ProLiant Servers (ML,DL,SL)
cancel
Showing results for 
Search instead for 
Did you mean: 

ML370G3 - crash

Daniel Moyson
Occasional Visitor

ML370G3 - crash

Hello,

One of our ML370G3 crashes about once a week. The crash always happens during intensive use (Oracle datawarehouse updates). FYI : these updates occur 3 times a day.
The error message I receive from the hp agents is : "The device, \Device\Scsi\cpqcissm1, did not respond within the timeout period.". see today's crash system log attached.

I have installed the latest drivers from hp.com via the RDU and the latest bios firmware.

I suppose the problem comes from a driver, but I can't find the one that could cause the problem. I have yet updated them all last week!

Summary of the HW components :
ML370G3 - 2 processors @ 3Ghz - 6400 Controller with 3 HD (one raid5 volume) - AIT Tape drive (on internal scsi controller)
Windows 2000 SP4 with lastest updates from windowsupdate.

Thank in advance for your advices

Rgds,

Daniel Moyson
IT Mgr
8 REPLIES
Sunil Jerath
Honored Contributor

Re: ML370G3 - crash

Hello Daniel,
The cpqcissm driver belongs to the array controller. You have SA6400 controller. If the firmware of the controller is not uptodate then please do so. Also please reapply the latest driver i.e. cpqcissm for the array controller locally rather then using RDU. If this does not fix the problem then try moving the controller to a different slot to see if this helps. Still a problem then replace the controller.

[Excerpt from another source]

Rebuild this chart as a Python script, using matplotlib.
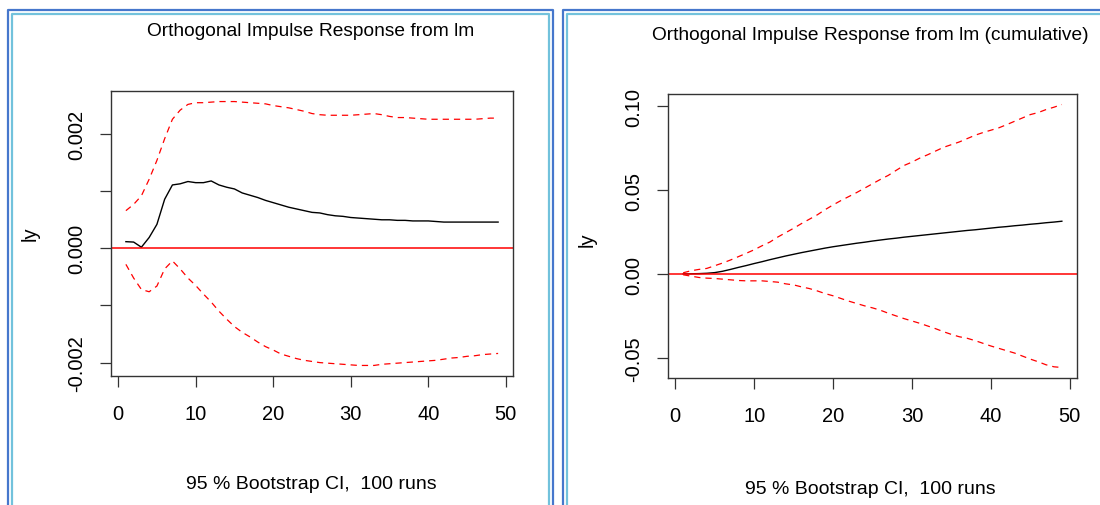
import numpy as np
import matplotlib.pyplot as plt

plt.rcParams['font.family'] = ['Liberation Sans', 'DejaVu Sans']

steps = np.arange(1, 50)

# orthogonal impulse response of ly to a shock in lm
irf = [0.000117, 0.00011, 0.00002, 0.00019, 0.00042, 0.00086, 0.00111, 0.00113,
       0.00117, 0.00115, 0.00115, 0.00118, 0.00111, 0.00107, 0.00104, 0.00097,
       0.00093, 0.00089, 0.00084, 0.00080, 0.00076, 0.00072, 0.00069, 0.00066,
       0.00063, 0.00062, 0.00059, 0.00057, 0.00056, 0.00054, 0.00053, 0.00052,
       0.00051, 0.00050, 0.00050, 0.00049, 0.00049, 0.00048, 0.00048, 0.00048,
       0.00047, 0.00046, 0.00046, 0.00046, 0.00046, 0.00046, 0.00046, 0.00046,
       0.00046]
irf_upper = [0.00066, 0.00077, 0.00092, 0.00121, 0.00154, 0.00192, 0.00226, 0.00242,
             0.00252, 0.00255, 0.00255, 0.00256, 0.00257, 0.00257, 0.00257, 0.00256,
             0.00255, 0.00254, 0.00253, 0.00250, 0.00248, 0.00246, 0.00243, 0.00240,
             0.00236, 0.00234, 0.00233, 0.00233, 0.00233, 0.00233, 0.00234, 0.00235,
             0.00236, 0.00234, 0.00231, 0.00229, 0.00229, 0.00228, 0.00227, 0.00226,
             0.00226, 0.00226, 0.00226, 0.00226, 0.00226, 0.00226, 0.00227, 0.00228,
             0.00228]
irf_lower = [-0.00028, -0.00052, -0.00072, -0.00076, -0.00066, -0.00036, -0.00022, -0.00036,
             -0.00052, -0.00065, -0.00080, -0.00094, -0.00110, -0.00124, -0.00137, -0.00147,
             -0.00155, -0.00164, -0.00172, -0.00178, -0.00185, -0.00189, -0.00193, -0.00196,
             -0.00198, -0.00200, -0.00201, -0.00202, -0.00203, -0.00204, -0.00205, -0.00205,
             -0.00205, -0.00203, -0.00202, -0.00201, -0.00200, -0.00199, -0.00198, -0.00197,
             -0.00196, -0.00194, -0.00192, -0.00191, -0.00189, -0.00188, -0.00186, -0.00185,
             -0.00184]

# cumulative response
cum = [0.0001, 0.0002, 0.0003, 0.0005, 0.0009, 0.0017, 0.0028, 0.0040, 0.0051, 0.0063,
       0.0074, 0.0086, 0.0097, 0.0108, 0.0118, 0.0128, 0.0137, 0.0146, 0.0155, 0.0163,
       0.0170, 0.0177, 0.0184, 0.0190, 0.0197, 0.0203, 0.0209, 0.0214, 0.0220, 0.0225,
       0.0230, 0.0235, 0.0240, 0.0245, 0.0250, 0.0255, 0.0260, 0.0264, 0.0269, 0.0274,
       0.0279, 0.0283, 0.0288, 0.0292, 0.0297, 0.0301, 0.0306, 0.0310, 0.0315]
cum_upper = [0.0008, 0.0020, 0.0028, 0.0034, 0.0050, 0.0066, 0.0084, 0.0104, 0.0124, 0.0145,
             0.0169, 0.0191, 0.0221, 0.0247, 0.0273, 0.0301, 0.0327, 0.0353, 0.0384, 0.0412,
             0.0438, 0.0462, 0.0486, 0.0512, 0.0538, 0.0564, 0.0588, 0.0618, 0.0647, 0.0667,
             0.0691, 0.0711, 0.0733, 0.0755, 0.0771, 0.0787, 0.0807, 0.0827, 0.0843, 0.0857,
             0.0871, 0.0890, 0.0910, 0.0930, 0.0950, 0.0962, 0.0980, 0.0994, 0.1010]
cum_lower = [-0.0004, -0.0012, -0.0020, -0.0024, -0.0026, -0.0030, -0.0034, -0.0038, -0.0040, -0.0040,
             -0.0040, -0.0044, -0.0048, -0.0058, -0.0064, -0.0076, -0.0086, -0.0100, -0.0116, -0.0129,
             -0.0145, -0.0161, -0.0175, -0.0189, -0.0201, -0.0215, -0.0233, -0.0249, -0.0265, -0.0279,
             -0.0293, -0.0309, -0.0325, -0.0343, -0.0359, -0.0373, -0.0382, -0.0396, -0.0412, -0.0428,
             -0.0442, -0.0456, -0.0470, -0.0488, -0.0506, -0.0522, -0.0540, -0.0552, -0.0556]

xticks = [0, 10, 20, 30, 40, 50]
yticks_left = [-0.002, -0.001, 0.0, 0.001, 0.002]
ylabels_left = ['-0.002', '', '0.000', '', '0.002']
yticks_right = [-0.05, 0.0, 0.05, 0.10]
ylabels_right = ['-0.05', '0.00', '0.05', '0.10']

W, H = 1100, 506
fig = plt.figure(figsize=(W / 100, H / 100), dpi=100)

# window frames drawn in pixel space
bg = fig.add_axes([0, 0, 1, 1])
bg.set_xlim(0, W)
bg.set_ylim(H, 0)
bg.axis('off')
dark, light = '#4677cc', '#72c2dc'
# left window
bg.plot([8, 8, 553, 553], [H + 5, 11, 11, H + 5], color=dark, lw=1.6)
bg.plot([12, 12, 549, 549], [H + 5, 15, 15, H + 5], color=light, lw=1.6)
# right window
bg.plot([563, 563, W + 5], [H + 5, 11, 11], color=dark, lw=1.6)
bg.plot([567, 567, W + 5], [H + 5, 15, 15], color=light, lw=1.6)


def px_axes(l, t, r, b):
    return fig.add_axes([l / W, 1 - b / H, (r - l) / W, (b - t) / H])


def irf_panel(ax, mid, up, lo, yt, yl):
    ax.plot(steps, mid, color='black', lw=1.0)
    ax.plot(steps, up, color='red', lw=0.9, dashes=(5, 4))
    ax.plot(steps, lo, color='red', lw=0.9, dashes=(5, 4))
    ax.axhline(0, color='red', lw=1.1)
    ax.margins(x=0.04, y=0.04)
    ax.set_xticks(xticks)
    ax.set_yticks(yt)
    ax.set_yticklabels(yl, rotation=90, va='center')
    ax.tick_params(axis='both', direction='out', length=8, width=0.9,
                   labelsize=14.5, color='#333333')
    ax.tick_params(axis='x', pad=12)
    ax.tick_params(axis='y', pad=10)
    for s in ax.spines.values():
        s.set_color('#333333')
        s.set_linewidth(1.0)


ax1 = px_axes(111, 92, 513, 377)
irf_panel(ax1, irf, irf_upper, irf_lower, yticks_left, ylabels_left)
ax2 = px_axes(668, 95, 1077, 379)
irf_panel(ax2, cum, cum_upper, cum_lower, yticks_right, ylabels_right)

fig.text(311 / W, 1 - 32 / H, 'Orthogonal Impulse Response from lm',
         ha='center', va='center', fontsize=13.8)
fig.text(870 / W, 1 - 35 / H, 'Orthogonal Impulse Response from lm (cumulative)',
         ha='center', va='center', fontsize=13.8)
fig.text(311 / W, 1 - 485 / H, '95 % Bootstrap CI,  100 runs',
         ha='center', va='center', fontsize=14)
fig.text(870 / W, 1 - 490 / H, '95 % Bootstrap CI,  100 runs',
         ha='center', va='center', fontsize=14)
fig.text(30 / W, 1 - 234 / H, 'ly', rotation=90, ha='center', va='center', fontsize=14.5)
fig.text(587 / W, 1 - 240 / H, 'ly', rotation=90, ha='center', va='center', fontsize=14.5)

fig.savefig('out.png', dpi=100)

But most likely this is due to the driver i.e. cpqcissm.
Please let me know as to how you make out.

Regards,
Daniel Moyson
Occasional Visitor

Re: ML370G3 - crash

Hi,

I have checked the firmware on the controller and it is not the latest available. I'll perform a full backup tonight and update the firmware tomorrow.
Pls allow me a few days before I send feedback, as I usually have to wait 5-8 days ......... before a crash occurs !!

Thanks for your help

Rgds,

Daniel
Daniel Moyson
Occasional Visitor

Re: ML370G3 - crash

Hi,

Some (bad news). I have updated the firware of the crtler and it the situation went ... even worse. it crashes almost every day during heavy load (oracle).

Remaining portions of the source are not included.